The Extraordinary Longevity of Salamanders

An impressive regenerative capacity often goes hand in hand with longevity. Salamanders are capable of regrowth of lost limbs and injured internal organs, and are unusually long-lived for their size. Like other smaller species that exhibit an exceptional life span, salamanders are the subject of research initiatives that aim to find the relevant biochemical differences that produce greater species longevity. Additionally, scientists are very interested in understanding the specific mechanistic differences between mammals, largely incapable of regeneration without scarring, and species such as salamanders that are capable of scarless regeneration.

More inroads have been made into the question of regeneration than the question of longevity, and it remains far too early to say whether or not there is anything in salamander biochemistry that can be adapted into therapies and safely applied to a mammal in order to lengthen life span. The genetics and cellular metabolism that underlies differences in species life span is a complex swamp of detail piled upon detail, poorly understood and poorly mapped. Progress is slow, as there are only so many researchers in this part of the field, and only so much funding.

Salamander Insights Into Ageing and Rejuvenation

A salient feature of salamander regeneration is its resilience. Urodele regenerative capacity does not decline with time, and most studies suggest it is not impaired by repetitive regeneration events. A landmark study tracked the process of lens regeneration over 16 years in Japanese newts, removing the lens from the same animals 18 times and allowing them to undergo regeneration. Remarkably, the resulting lenses were structurally identical to the original ones and expressed similar levels of lens-specific genes. Subsequent analysis revealed that the transcriptomes of young and old (19-times regenerated) lenses are nearly indistinguishable, showcasing the robustness of newt lens regeneration. Of note, by the end of the study the specimens were at least 30 years old, representing a geriatric population in this species. This provides an interesting contrast to the declines in regenerative capacities observed in most vertebrate contexts.

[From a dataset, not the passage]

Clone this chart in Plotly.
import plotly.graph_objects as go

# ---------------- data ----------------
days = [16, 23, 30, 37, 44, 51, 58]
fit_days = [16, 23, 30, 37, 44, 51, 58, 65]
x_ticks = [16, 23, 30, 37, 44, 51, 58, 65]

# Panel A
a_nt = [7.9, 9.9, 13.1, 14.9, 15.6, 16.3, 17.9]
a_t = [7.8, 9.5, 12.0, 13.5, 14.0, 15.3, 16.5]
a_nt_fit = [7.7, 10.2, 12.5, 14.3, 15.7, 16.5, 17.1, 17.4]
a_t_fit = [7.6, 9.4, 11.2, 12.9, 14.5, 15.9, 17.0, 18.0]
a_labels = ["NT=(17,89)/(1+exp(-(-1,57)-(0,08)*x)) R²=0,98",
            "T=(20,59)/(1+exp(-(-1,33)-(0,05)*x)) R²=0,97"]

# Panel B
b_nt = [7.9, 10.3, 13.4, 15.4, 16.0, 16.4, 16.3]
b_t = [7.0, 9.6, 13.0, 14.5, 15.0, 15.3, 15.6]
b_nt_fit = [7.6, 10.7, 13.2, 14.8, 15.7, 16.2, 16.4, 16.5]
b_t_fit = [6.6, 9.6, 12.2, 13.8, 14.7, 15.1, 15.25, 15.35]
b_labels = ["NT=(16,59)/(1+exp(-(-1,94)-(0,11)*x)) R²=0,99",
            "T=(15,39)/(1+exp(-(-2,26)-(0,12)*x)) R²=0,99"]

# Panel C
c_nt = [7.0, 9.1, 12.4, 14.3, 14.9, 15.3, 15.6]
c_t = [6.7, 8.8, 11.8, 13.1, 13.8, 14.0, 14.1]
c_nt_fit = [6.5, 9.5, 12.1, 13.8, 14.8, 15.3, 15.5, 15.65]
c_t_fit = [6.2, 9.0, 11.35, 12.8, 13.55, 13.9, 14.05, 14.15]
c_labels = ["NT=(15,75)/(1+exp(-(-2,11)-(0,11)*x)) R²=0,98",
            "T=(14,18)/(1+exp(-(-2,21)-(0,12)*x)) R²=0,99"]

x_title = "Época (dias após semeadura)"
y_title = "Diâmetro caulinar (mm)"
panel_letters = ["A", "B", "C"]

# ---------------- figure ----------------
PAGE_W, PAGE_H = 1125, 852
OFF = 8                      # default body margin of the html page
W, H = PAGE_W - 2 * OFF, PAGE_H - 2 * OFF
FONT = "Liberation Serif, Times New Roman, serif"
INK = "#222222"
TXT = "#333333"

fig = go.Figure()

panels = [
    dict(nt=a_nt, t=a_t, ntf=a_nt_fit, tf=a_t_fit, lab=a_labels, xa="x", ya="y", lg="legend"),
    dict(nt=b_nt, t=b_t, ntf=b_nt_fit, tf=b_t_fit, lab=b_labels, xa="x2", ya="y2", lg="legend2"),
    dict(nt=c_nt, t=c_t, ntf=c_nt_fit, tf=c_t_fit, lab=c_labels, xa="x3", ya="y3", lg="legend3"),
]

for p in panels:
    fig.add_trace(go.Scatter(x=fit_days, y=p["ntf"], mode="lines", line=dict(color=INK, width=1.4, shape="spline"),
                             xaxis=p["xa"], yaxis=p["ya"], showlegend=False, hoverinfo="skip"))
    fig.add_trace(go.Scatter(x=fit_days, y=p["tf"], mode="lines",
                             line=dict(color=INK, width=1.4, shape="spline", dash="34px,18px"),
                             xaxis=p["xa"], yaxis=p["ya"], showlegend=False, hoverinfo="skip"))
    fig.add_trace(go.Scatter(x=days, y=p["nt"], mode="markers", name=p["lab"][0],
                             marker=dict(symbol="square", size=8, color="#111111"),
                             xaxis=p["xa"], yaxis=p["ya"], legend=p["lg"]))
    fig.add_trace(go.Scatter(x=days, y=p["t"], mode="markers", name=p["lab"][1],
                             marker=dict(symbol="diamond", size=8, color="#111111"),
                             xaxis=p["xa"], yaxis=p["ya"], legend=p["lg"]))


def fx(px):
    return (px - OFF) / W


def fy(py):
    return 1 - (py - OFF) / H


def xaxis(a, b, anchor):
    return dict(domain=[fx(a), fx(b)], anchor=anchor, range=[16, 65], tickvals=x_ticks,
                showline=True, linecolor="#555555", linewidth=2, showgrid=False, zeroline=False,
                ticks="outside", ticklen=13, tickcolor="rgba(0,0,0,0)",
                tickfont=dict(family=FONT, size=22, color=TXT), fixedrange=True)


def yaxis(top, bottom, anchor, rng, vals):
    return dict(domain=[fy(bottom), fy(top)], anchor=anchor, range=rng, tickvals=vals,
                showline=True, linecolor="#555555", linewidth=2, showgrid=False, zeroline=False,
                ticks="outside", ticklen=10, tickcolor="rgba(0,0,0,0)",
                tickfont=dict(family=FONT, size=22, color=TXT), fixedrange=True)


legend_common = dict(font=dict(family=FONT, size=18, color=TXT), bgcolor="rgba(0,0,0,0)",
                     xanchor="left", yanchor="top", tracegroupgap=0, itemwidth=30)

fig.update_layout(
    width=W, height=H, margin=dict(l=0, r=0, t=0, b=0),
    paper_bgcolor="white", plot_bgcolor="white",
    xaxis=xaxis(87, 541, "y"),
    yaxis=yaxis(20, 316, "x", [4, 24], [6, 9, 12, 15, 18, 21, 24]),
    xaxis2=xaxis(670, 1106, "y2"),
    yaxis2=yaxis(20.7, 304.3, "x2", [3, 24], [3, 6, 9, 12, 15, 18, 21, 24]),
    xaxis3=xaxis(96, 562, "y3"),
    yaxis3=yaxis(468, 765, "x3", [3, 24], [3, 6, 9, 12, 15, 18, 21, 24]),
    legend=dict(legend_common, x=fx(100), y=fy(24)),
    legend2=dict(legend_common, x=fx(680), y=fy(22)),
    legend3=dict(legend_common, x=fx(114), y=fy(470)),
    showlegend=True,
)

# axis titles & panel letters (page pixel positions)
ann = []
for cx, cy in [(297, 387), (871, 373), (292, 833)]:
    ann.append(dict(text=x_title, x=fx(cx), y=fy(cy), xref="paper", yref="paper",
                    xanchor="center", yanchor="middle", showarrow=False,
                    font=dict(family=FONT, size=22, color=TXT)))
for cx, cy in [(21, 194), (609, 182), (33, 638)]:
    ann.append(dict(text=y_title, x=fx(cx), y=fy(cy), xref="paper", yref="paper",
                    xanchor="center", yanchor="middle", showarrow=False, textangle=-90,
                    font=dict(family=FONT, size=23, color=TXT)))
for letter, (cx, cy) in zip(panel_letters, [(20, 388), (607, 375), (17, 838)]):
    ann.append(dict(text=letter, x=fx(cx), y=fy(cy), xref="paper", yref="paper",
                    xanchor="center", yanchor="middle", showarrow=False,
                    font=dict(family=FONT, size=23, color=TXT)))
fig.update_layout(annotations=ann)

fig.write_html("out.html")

Additional studies indicate that repetitive amputations do not affect tail regenerative potential in the newt Triturus carnifex, as examined over a 10 year period with up to nine tail regeneration cycles, nor that of the axolotl limb, challenged by five regeneration rounds during 3 years. Taken together, the evidence to date suggests that the ability of urodeles to regenerate complex structures does not decline with time or serial regeneration cycles. In mammals, loss of regenerative potential with ageing has been largely attributed to the ageing of stem cell populations and/or their niche. Whether the prevalence of dedifferentiation as a regenerative mechanism in salamanders is linked to the indefinite nature of their regenerative potential remains an outstanding question.

Beyond their remarkable regenerative abilities, salamanders exhibit extraordinary longevity, constituting lifespan outliers with respect to organismal size. Among animal species, there is a notable correlation between body mass and lifespan, with larger animals living longer. Yet, salamanders break this rule by several orders of magnitude. For example, axolotls - average mass: 60-110g - live over 20 years, and cave olms - Proteus anguinus; average mass: 17g - can surpass 100 years. Indeed, they match and in some cases exceed the lifespan/body mass ratios found in other well-known outliers such as the naked mole rat and Brandt's bat. This is even more remarkable given that most salamander longevity data derive from specimens in the wild, where animals are exposed to environmental challenges, predation, pathogens, and food source fluctuations. Thus, salamanders are not only lifespan outliers, but also in many cases their longevity may be underestimated.